>> Begin Working data

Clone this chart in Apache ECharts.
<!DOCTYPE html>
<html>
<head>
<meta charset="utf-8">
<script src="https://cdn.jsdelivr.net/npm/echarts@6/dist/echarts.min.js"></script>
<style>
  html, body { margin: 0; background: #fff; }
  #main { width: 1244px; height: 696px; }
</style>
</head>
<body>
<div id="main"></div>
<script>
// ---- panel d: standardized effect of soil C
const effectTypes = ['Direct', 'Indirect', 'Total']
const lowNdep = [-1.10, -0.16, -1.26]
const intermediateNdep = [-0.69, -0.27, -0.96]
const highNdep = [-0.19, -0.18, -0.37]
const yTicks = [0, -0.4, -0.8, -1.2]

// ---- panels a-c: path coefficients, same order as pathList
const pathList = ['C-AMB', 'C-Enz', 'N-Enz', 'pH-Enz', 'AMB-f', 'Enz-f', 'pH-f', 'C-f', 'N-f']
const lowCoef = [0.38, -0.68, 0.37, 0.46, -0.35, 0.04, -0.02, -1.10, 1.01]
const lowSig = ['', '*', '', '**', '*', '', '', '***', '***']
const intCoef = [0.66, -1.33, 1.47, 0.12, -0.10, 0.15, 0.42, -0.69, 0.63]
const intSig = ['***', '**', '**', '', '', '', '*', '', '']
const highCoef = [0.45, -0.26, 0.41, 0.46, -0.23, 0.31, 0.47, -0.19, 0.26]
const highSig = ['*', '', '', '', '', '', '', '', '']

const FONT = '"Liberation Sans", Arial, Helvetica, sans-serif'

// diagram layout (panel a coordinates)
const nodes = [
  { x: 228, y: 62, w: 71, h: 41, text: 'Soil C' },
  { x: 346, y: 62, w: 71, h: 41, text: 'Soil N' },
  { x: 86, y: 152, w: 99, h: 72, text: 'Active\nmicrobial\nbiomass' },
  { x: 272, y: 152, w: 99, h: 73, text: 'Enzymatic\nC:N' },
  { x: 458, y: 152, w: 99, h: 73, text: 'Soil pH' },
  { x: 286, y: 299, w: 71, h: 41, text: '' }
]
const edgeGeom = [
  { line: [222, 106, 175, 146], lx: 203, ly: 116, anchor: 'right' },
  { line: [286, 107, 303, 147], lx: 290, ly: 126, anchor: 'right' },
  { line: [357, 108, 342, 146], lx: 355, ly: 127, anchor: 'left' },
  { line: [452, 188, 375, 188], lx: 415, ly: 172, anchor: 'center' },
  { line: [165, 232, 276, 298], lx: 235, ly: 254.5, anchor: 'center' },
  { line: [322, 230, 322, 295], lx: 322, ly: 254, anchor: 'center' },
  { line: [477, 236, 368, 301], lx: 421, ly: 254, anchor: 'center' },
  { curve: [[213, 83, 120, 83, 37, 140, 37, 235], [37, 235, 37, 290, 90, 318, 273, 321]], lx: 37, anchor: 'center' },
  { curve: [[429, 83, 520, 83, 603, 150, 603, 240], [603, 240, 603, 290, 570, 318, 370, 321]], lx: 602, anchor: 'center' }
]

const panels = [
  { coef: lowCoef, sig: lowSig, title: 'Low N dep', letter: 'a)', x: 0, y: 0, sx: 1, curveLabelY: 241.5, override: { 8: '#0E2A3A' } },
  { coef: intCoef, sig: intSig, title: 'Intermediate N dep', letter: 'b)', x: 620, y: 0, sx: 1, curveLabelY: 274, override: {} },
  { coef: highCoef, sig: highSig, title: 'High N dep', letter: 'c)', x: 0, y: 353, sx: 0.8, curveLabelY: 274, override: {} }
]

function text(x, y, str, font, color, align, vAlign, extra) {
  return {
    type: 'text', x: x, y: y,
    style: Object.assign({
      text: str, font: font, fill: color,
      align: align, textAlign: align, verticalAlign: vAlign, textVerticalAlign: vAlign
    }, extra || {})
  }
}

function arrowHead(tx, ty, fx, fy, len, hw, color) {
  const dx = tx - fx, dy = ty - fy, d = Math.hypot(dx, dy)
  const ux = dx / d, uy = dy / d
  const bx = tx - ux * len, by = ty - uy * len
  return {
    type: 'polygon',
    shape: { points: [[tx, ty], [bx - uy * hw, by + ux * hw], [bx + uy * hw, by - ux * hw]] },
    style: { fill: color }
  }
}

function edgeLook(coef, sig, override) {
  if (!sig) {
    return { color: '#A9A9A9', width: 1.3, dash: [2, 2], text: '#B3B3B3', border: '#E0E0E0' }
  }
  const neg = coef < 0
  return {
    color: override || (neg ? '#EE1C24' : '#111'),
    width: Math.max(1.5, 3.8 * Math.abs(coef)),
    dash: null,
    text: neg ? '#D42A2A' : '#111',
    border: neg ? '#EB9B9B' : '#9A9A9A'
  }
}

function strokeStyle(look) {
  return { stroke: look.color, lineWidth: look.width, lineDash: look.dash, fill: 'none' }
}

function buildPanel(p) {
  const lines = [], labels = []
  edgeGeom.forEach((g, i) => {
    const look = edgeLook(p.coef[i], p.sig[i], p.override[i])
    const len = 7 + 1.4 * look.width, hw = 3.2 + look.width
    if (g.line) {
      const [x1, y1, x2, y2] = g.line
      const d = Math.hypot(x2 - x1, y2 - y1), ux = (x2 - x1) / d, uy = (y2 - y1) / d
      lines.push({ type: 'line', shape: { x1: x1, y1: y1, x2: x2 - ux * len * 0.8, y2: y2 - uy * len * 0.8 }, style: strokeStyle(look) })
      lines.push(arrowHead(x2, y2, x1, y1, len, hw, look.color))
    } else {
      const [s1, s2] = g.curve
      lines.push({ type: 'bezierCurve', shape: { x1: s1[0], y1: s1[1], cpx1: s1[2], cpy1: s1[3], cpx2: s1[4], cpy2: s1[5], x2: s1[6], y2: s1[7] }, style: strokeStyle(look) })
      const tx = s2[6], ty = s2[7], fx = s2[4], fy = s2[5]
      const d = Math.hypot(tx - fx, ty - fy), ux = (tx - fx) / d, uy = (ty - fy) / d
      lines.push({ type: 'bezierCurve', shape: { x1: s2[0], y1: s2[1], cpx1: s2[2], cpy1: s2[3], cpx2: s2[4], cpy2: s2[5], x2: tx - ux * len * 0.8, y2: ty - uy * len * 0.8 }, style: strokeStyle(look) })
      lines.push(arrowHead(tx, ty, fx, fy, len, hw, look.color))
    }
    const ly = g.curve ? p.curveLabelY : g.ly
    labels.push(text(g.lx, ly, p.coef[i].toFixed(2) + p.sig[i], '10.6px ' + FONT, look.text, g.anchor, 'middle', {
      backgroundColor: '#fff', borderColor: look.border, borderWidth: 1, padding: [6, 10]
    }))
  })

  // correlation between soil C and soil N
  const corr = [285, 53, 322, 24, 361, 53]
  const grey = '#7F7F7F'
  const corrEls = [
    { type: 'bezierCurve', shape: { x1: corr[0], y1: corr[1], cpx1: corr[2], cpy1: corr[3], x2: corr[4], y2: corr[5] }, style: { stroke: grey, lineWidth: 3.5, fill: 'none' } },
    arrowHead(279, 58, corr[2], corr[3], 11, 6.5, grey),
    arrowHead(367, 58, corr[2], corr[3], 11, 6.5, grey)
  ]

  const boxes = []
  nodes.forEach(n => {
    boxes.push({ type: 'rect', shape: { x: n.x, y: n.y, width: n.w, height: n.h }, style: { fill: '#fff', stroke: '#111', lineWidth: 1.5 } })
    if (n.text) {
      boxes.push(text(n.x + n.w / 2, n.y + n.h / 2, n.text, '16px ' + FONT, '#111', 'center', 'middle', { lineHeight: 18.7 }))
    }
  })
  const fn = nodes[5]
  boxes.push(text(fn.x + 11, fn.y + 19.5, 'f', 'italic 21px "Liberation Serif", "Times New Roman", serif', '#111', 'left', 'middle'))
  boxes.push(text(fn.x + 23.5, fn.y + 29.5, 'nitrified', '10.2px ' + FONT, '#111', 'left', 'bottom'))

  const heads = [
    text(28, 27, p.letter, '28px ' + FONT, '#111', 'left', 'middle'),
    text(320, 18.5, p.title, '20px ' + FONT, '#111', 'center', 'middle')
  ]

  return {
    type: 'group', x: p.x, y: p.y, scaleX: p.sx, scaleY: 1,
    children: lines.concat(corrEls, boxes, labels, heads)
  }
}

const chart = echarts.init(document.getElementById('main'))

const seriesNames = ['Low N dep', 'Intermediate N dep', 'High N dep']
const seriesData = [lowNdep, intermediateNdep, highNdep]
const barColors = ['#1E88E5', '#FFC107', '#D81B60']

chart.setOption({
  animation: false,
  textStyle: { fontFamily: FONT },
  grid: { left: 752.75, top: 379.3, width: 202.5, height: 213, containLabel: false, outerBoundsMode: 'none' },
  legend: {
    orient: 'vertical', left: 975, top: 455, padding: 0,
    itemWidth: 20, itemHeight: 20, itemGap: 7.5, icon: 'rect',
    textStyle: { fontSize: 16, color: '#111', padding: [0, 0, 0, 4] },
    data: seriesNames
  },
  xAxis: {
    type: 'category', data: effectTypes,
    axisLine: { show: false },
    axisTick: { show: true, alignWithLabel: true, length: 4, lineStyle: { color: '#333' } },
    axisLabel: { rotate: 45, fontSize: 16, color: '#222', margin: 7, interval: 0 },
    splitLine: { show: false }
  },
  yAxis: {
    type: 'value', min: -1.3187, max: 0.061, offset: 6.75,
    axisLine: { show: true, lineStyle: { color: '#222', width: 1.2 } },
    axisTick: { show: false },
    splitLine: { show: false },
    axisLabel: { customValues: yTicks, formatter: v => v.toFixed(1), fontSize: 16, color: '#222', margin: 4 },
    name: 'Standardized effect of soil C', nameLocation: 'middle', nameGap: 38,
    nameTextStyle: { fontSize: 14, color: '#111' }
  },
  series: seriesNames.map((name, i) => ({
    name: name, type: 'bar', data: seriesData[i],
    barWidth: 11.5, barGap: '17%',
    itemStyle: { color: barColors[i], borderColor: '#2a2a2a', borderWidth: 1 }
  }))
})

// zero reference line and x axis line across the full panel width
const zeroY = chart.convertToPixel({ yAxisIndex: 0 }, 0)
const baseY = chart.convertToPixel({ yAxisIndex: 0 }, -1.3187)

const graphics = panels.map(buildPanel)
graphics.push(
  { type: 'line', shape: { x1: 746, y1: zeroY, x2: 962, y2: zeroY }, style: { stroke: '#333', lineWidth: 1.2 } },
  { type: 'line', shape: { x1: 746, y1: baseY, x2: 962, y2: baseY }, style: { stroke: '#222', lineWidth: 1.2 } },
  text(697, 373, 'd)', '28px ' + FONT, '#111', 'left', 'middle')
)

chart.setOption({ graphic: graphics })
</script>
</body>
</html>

>> End Working data
>> Begin Working data

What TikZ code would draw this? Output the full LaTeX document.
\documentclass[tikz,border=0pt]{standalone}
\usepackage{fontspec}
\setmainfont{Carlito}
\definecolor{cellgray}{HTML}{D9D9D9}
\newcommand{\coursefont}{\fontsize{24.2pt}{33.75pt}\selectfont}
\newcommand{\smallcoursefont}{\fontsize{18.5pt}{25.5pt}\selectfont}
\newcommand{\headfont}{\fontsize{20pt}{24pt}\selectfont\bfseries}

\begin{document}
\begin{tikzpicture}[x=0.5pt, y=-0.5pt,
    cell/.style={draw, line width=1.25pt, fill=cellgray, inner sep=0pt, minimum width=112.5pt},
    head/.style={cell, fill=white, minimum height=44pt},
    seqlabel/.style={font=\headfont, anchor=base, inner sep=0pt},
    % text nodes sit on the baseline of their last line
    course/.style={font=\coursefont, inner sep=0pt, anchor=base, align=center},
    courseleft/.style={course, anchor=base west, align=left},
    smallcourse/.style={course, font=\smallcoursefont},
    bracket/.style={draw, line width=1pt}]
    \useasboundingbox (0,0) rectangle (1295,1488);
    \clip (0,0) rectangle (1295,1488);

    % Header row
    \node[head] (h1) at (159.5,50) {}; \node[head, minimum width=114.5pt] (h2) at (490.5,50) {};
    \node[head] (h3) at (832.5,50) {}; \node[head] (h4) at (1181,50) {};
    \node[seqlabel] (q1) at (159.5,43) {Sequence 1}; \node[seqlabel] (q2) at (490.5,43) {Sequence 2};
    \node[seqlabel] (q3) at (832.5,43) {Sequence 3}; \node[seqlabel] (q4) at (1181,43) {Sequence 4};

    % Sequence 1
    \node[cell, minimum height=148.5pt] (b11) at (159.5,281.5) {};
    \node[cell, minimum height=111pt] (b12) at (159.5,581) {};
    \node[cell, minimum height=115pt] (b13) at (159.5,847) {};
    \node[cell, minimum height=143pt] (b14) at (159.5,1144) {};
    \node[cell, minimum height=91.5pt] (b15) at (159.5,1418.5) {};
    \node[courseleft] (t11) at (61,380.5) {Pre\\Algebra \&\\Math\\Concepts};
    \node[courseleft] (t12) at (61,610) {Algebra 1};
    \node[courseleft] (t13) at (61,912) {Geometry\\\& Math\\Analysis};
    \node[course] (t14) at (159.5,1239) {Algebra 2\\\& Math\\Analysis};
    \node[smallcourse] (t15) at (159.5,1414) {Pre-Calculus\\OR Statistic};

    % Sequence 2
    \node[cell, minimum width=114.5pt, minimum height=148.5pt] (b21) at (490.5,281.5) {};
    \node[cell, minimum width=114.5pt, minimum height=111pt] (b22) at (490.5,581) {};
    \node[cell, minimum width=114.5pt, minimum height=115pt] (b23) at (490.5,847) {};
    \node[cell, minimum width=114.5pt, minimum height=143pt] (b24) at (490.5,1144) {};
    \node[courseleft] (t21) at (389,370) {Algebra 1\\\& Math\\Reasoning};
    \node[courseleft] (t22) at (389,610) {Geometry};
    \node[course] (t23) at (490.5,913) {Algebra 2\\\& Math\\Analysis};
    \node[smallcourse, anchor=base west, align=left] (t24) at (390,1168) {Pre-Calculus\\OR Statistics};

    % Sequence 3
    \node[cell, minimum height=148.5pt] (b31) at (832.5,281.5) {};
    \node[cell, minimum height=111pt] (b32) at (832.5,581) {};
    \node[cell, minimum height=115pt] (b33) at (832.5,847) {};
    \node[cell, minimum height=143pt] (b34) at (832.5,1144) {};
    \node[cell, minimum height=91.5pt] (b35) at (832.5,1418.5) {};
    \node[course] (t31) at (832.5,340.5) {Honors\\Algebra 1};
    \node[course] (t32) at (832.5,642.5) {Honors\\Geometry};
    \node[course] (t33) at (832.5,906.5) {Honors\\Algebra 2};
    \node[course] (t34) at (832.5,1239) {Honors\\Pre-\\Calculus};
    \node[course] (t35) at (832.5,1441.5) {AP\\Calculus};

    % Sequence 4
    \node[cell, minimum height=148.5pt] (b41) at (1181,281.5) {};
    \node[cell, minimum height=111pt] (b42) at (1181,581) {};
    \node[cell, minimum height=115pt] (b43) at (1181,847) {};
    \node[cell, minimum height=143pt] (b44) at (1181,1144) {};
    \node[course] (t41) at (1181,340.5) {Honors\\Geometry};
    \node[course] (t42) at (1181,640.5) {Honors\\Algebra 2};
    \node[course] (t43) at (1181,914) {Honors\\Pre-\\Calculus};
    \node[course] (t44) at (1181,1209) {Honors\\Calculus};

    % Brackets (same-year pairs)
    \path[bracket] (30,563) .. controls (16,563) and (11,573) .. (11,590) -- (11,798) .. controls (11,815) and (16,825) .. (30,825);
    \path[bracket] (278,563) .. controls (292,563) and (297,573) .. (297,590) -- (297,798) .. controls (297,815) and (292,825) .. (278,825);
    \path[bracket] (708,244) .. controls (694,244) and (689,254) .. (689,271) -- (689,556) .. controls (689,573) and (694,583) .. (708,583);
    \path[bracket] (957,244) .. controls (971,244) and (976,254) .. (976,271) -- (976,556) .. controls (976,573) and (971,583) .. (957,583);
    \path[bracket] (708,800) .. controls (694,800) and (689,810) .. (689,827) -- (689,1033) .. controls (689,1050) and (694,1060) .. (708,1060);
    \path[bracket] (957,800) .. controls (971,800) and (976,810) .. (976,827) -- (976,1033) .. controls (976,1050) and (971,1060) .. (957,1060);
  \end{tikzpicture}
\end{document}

>> End Working data
>> Begin Working data

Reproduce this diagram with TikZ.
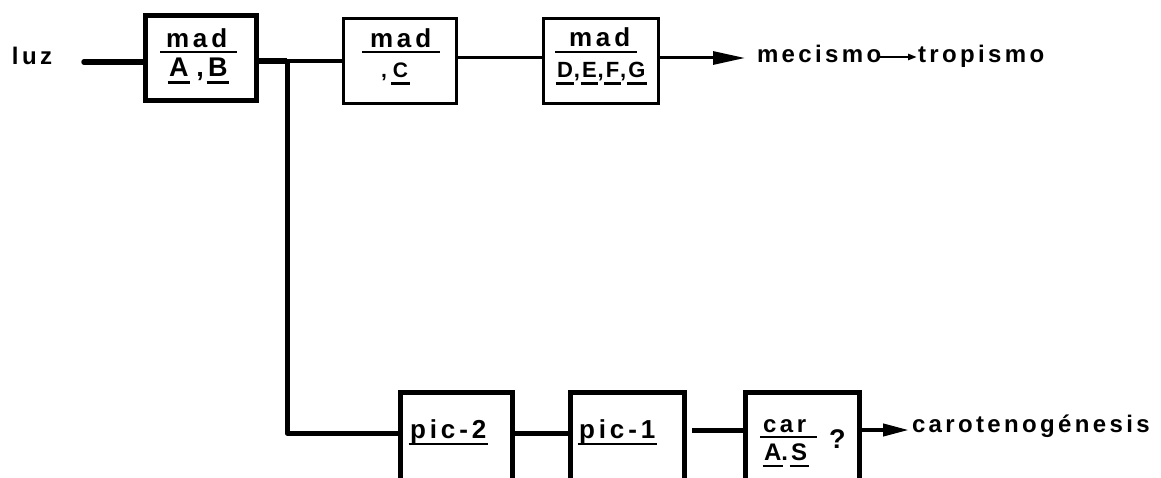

>> End Working data

» Stated problem
Quote the lines that begin at the line containing "Clone this chart in Apache ECharts." and end at the line containing "Arial, Helvetica, sans-serif'", keeping both of those lines.

» Response to the exercise
Clone this chart in Apache ECharts.
<!DOCTYPE html>
<html>
<head>
<meta charset="utf-8">
<script src="https://cdn.jsdelivr.net/npm/echarts@6/dist/echarts.min.js"></script>
<style>
  html, body { margin: 0; background: #fff; }
  #main { width: 1244px; height: 696px; }
</style>
</head>
<body>
<div id="main"></div>
<script>
// ---- panel d: standardized effect of soil C
const effectTypes = ['Direct', 'Indirect', 'Total']
const lowNdep = [-1.10, -0.16, -1.26]
const intermediateNdep = [-0.69, -0.27, -0.96]
const highNdep = [-0.19, -0.18, -0.37]
const yTicks = [0, -0.4, -0.8, -1.2]

// ---- panels a-c: path coefficients, same order as pathList
const pathList = ['C-AMB', 'C-Enz', 'N-Enz', 'pH-Enz', 'AMB-f', 'Enz-f', 'pH-f', 'C-f', 'N-f']
const lowCoef = [0.38, -0.68, 0.37, 0.46, -0.35, 0.04, -0.02, -1.10, 1.01]
const lowSig = ['', '*', '', '**', '*', '', '', '***', '***']
const intCoef = [0.66, -1.33, 1.47, 0.12, -0.10, 0.15, 0.42, -0.69, 0.63]
const intSig = ['***', '**', '**', '', '', '', '*', '', '']
const highCoef = [0.45, -0.26, 0.41, 0.46, -0.23, 0.31, 0.47, -0.19, 0.26]
const highSig = ['*', '', '', '', '', '', '', '', '']

const FONT = '"Liberation Sans", Arial, Helvetica, sans-serif'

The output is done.